90年代、「ツインターボ」という名の競走馬がいて、ペース配分などまったく考えない大逃げ専門の馬だったという。勝つときは最初から最後まで先頭、負けるときも最初は先頭、そしてビリに。
自動車エンジン用のツインターボは、高効率・高出力を狙ったシステムだから、大逃げ馬との共通点はあまりないが、語感は間違いなくソレだ。後先なく突っ走ってはかなく散るイメージである。
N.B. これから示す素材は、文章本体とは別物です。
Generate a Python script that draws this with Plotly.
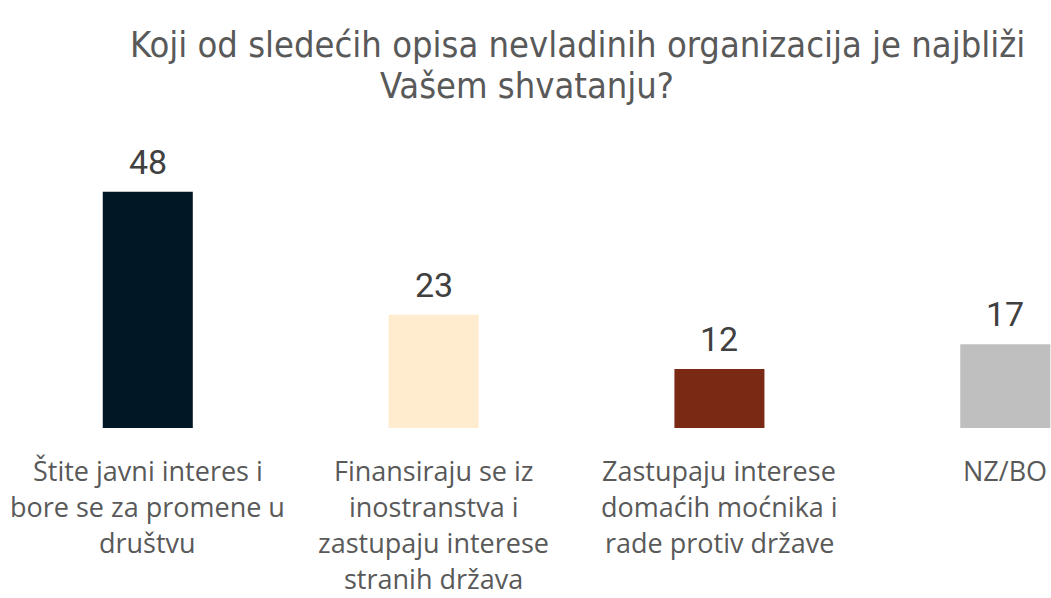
import plotly.graph_objects as go

categories = [
    "Štite javni interes i<br>bore se za promene u<br>društvu",
    "Finansiraju se iz<br>inostranstva i<br>zastupaju interese<br>stranih država",
    "Zastupaju interese<br>domaćih moćnika i<br>rade protiv države",
    "NZ/BO",
]
values = [48, 23, 12, 17]
bar_colors = ["#021726", "#FFEBCD", "#7A2A14", "#BFBFBF"]
title_line1 = "Koji od sledećih opisa nevladinih organizacija je najbliži"
title_line2 = "Vašem shvatanju?"

W, H = 1051, 598
MT, MB = 100, 170

fig = go.Figure()
xs = list(range(len(categories)))
fig.add_trace(go.Bar(
    x=xs, y=values, marker=dict(color=bar_colors, line=dict(width=0)),
    width=0.315, hoverinfo="skip",
))

ann = []
# value labels
for i, v in enumerate(values):
    ann.append(dict(x=i, y=v, xref="x", yref="y", text=str(v), showarrow=False,
                    yanchor="middle", yshift=30,
                    font=dict(family="Roboto, Open Sans, sans-serif", size=34, color="#404040")))
# category labels, one annotation per line
for i, c in enumerate(categories):
    for j, line in enumerate(c.split("<br>")):
        ann.append(dict(x=i, y=0, xref="x", yref="y", text=line, showarrow=False,
                        yanchor="middle", yshift=-(42 + 36 * j),
                        font=dict(family="Open Sans, Noto Sans, sans-serif", size=27, color="#595959")))
ph = H - MT - MB
tfont = dict(family="Liberation Sans Narrow, DejaVu Sans Condensed, Roboto, sans-serif", size=36, color="#595959")
ann.append(dict(x=577 / W, y=(H - MB - 44) / ph, xref="paper", yref="paper", text=title_line1,
                showarrow=False, xanchor="center", yanchor="middle", font=tfont))
ann.append(dict(x=527 / W, y=(H - MB - 86) / ph, xref="paper", yref="paper", text=title_line2,
                showarrow=False, xanchor="center", yanchor="middle", font=tfont))

fig.update_layout(
    width=W, height=H,
    margin=dict(l=0, r=0, t=MT, b=MB),
    plot_bgcolor="white", paper_bgcolor="white",
    showlegend=False,
    xaxis=dict(range=[-0.517, 3.16], showticklabels=False, showgrid=False, zeroline=False,
               showline=False, fixedrange=True),
    yaxis=dict(range=[0, ph / 4.92], showticklabels=False, showgrid=False, zeroline=False,
               showline=False, fixedrange=True),
    annotations=ann,
)
fig.write_html("out.html", config={"displayModeBar": False},
               post_script="document.body.style.margin='0';document.body.style.overflow='hidden';")
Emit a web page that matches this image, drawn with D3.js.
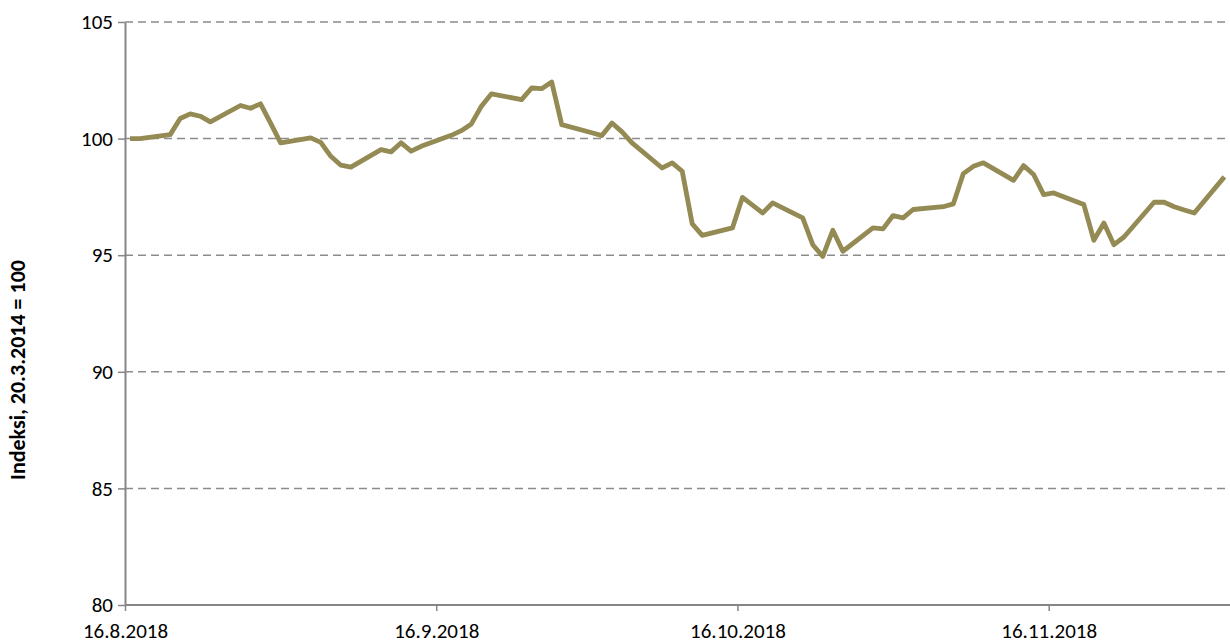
<!DOCTYPE html>
<html>
<head>
<meta charset="utf-8">
<script src="https://cdn.jsdelivr.net/npm/d3@7"></script>
<style>
    body { margin: 0; background: #fff; }
    text { font-family: Carlito, Calibri, 'Open Sans', sans-serif; fill: #000; }
</style>
</head>
<body>
<svg></svg>
<script>
const width = 1230;
const height = 644;
const margin = { top: 22, right: 0.6, bottom: 39, left: 125 };

const dates = [
    '16.8.2018', '17.8.2018', '20.8.2018', '21.8.2018', '22.8.2018', '23.8.2018', '24.8.2018',
    '27.8.2018', '28.8.2018', '29.8.2018', '30.8.2018', '31.8.2018',
    '3.9.2018', '4.9.2018', '5.9.2018', '6.9.2018', '7.9.2018',
    '10.9.2018', '11.9.2018', '12.9.2018', '13.9.2018', '14.9.2018',
    '17.9.2018', '18.9.2018', '19.9.2018', '20.9.2018', '21.9.2018',
    '24.9.2018', '25.9.2018', '26.9.2018', '27.9.2018', '28.9.2018',
    '1.10.2018', '2.10.2018', '3.10.2018', '4.10.2018', '5.10.2018',
    '8.10.2018', '9.10.2018', '10.10.2018', '11.10.2018', '12.10.2018',
    '15.10.2018', '16.10.2018', '17.10.2018', '18.10.2018', '19.10.2018',
    '22.10.2018', '23.10.2018', '24.10.2018', '25.10.2018', '26.10.2018',
    '29.10.2018', '30.10.2018', '31.10.2018', '1.11.2018', '2.11.2018',
    '5.11.2018', '6.11.2018', '7.11.2018', '8.11.2018', '9.11.2018',
    '12.11.2018', '13.11.2018', '14.11.2018', '15.11.2018', '16.11.2018',
    '19.11.2018', '20.11.2018', '21.11.2018', '22.11.2018', '23.11.2018',
    '26.11.2018', '27.11.2018', '28.11.2018', '29.11.2018', '30.11.2018',
    '3.12.2018'
];

const values = [
    100.0, 100.0, 100.17, 100.86, 101.06, 100.96, 100.72,
    101.42, 101.30, 101.49, 100.66, 99.82,
    100.03, 99.84, 99.24, 98.86, 98.78,
    99.53, 99.43, 99.82, 99.46, 99.67,
    100.14, 100.34, 100.63, 101.39, 101.92,
    101.67, 102.17, 102.14, 102.43, 100.60,
    100.25, 100.13, 100.67, 100.29, 99.82,
    98.74, 98.96, 98.60, 96.34, 95.85,
    96.17, 97.48, 97.15, 96.81, 97.24,
    96.60, 95.45, 94.95, 96.07, 95.17,
    96.17, 96.13, 96.70, 96.60, 96.96,
    97.08, 97.20, 98.50, 98.81, 98.96,
    98.21, 98.84, 98.46, 97.60, 97.67,
    97.17, 95.64, 96.38, 95.45, 95.78,
    97.27, 97.27, 97.08, 96.94, 96.81,
    98.36
];

const xTickLabels = ['16.8.2018', '16.9.2018', '16.10.2018', '16.11.2018'];
const yTicks = [80, 85, 90, 95, 100, 105];
const yTitle = 'Indeksi, 20.3.2014 = 100';

const parse = d3.timeParse('%d.%m.%Y');
const fmt = d3.timeFormat('%-d.%-m.%Y');

// Excel puts each day's point in the middle of its day slot
const data = dates.map((d, i) => ({
    date: d3.timeHour.offset(parse(d), 12),
    value: values[i]
}));

const xScale = d3.scaleTime()
    .domain([parse('16.8.2018'), parse('4.12.2018')])
    .range([margin.left, width - margin.right]);

const yScale = d3.scaleLinear()
    .domain([80, 105])
    .range([height - margin.bottom, margin.top]);

const svg = d3.select('svg')
    .attr('width', width)
    .attr('height', height);

// dashed gridlines
svg.append('g')
    .selectAll('line')
    .data(yTicks.filter((t) => t > 80))
    .enter()
    .append('line')
        .attr('x1', margin.left)
        .attr('x2', width)
        .attr('y1', (d) => yScale(d))
        .attr('y2', (d) => yScale(d))
        .attr('stroke', '#8c8c8c')
        .attr('stroke-width', 1.5)
        .attr('stroke-dasharray', '8,5');

const xAxis = d3.axisBottom(xScale)
    .tickValues(xTickLabels.map(parse))
    .tickFormat(fmt)
    .tickSize(6)
    .tickSizeOuter(0)
    .tickPadding(12);

const yAxis = d3.axisLeft(yScale)
    .tickValues(yTicks)
    .tickSize(7)
    .tickSizeOuter(0)
    .tickPadding(5);

const gx = svg.append('g')
    .attr('transform', `translate(0, ${height - margin.bottom})`)
    .call(xAxis);

const gy = svg.append('g')
    .attr('transform', `translate(${margin.left}, 0)`)
    .call(yAxis);

[gx, gy].forEach((g) => {
    g.selectAll('.domain').attr('stroke', '#868686').attr('stroke-width', 2);
    g.selectAll('.tick line').attr('stroke', '#868686').attr('stroke-width', 1.5);
    g.selectAll('.tick text')
        .style('font-size', '21px')
        .style('font-family', "Carlito, Calibri, 'Open Sans', sans-serif")
        .attr('fill', '#000');
});

gx.select('.domain').attr('d', `M${margin.left},0H${width}`);

const line = d3.line()
    .x((d) => xScale(d.date))
    .y((d) => yScale(d.value));

svg.append('path')
    .datum(data)
    .attr('d', line)
    .attr('fill', 'none')
    .attr('stroke', '#948A54')
    .attr('stroke-width', 4.8)
    .attr('stroke-linejoin', 'round');

svg.append('text')
    .attr('transform', 'rotate(-90)')
    .attr('x', -370)
    .attr('y', 25)
    .style('text-anchor', 'middle')
    .style('font-size', '22px')
    .style('font-weight', 'bold')
    .text(yTitle);
</script>
</body>
</html>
実際のツインターボは、ターボラグを縮小してレスポンスを高めるのが主な目的。ターボエンジンは、パワーを出そうとするほどタービンがでっかくなり、そのためレスポンスが悪化して、アクセルを踏み込んでからパワーが出るまでのラグが大きくなる。いわゆるドッカンターボだ。
かといって、タービンを小さくすると過給圧が小さくなり、パワーが出ない。その解決策として、小さなタービンを2個装着し、レスポンスとパワーを両立させたのがツインターボなのだ。
国産車初のツインターボは、84年に登場したトヨタの「マークII/クレスタ/チェイサー」三兄弟で、2リッターのツインターボ(1G-GTEU)だった。
それまでの国産ターボは、すべてシングルターボ。3000rpmを超えないとパワーが出なかったが、1G-GTEU(185馬力)は、もっと低い回転からターボが効いて、胸のすくような加速が味わえた記憶がある。それはまるで大排気量エンジン! 初代ソアラの2.8リットル自然吸気(170馬力)にも遜色なかった。
ただ、シングルターボの生み出すドッカンパワーの刺激も捨てがたいものがあった。シングルターボは、ターボラグが大きい分、ターボが効き始めた時の「うひょー!」という感動が大きいからだ。性能のツインターボ、感性のシングルターボとでも言おうか。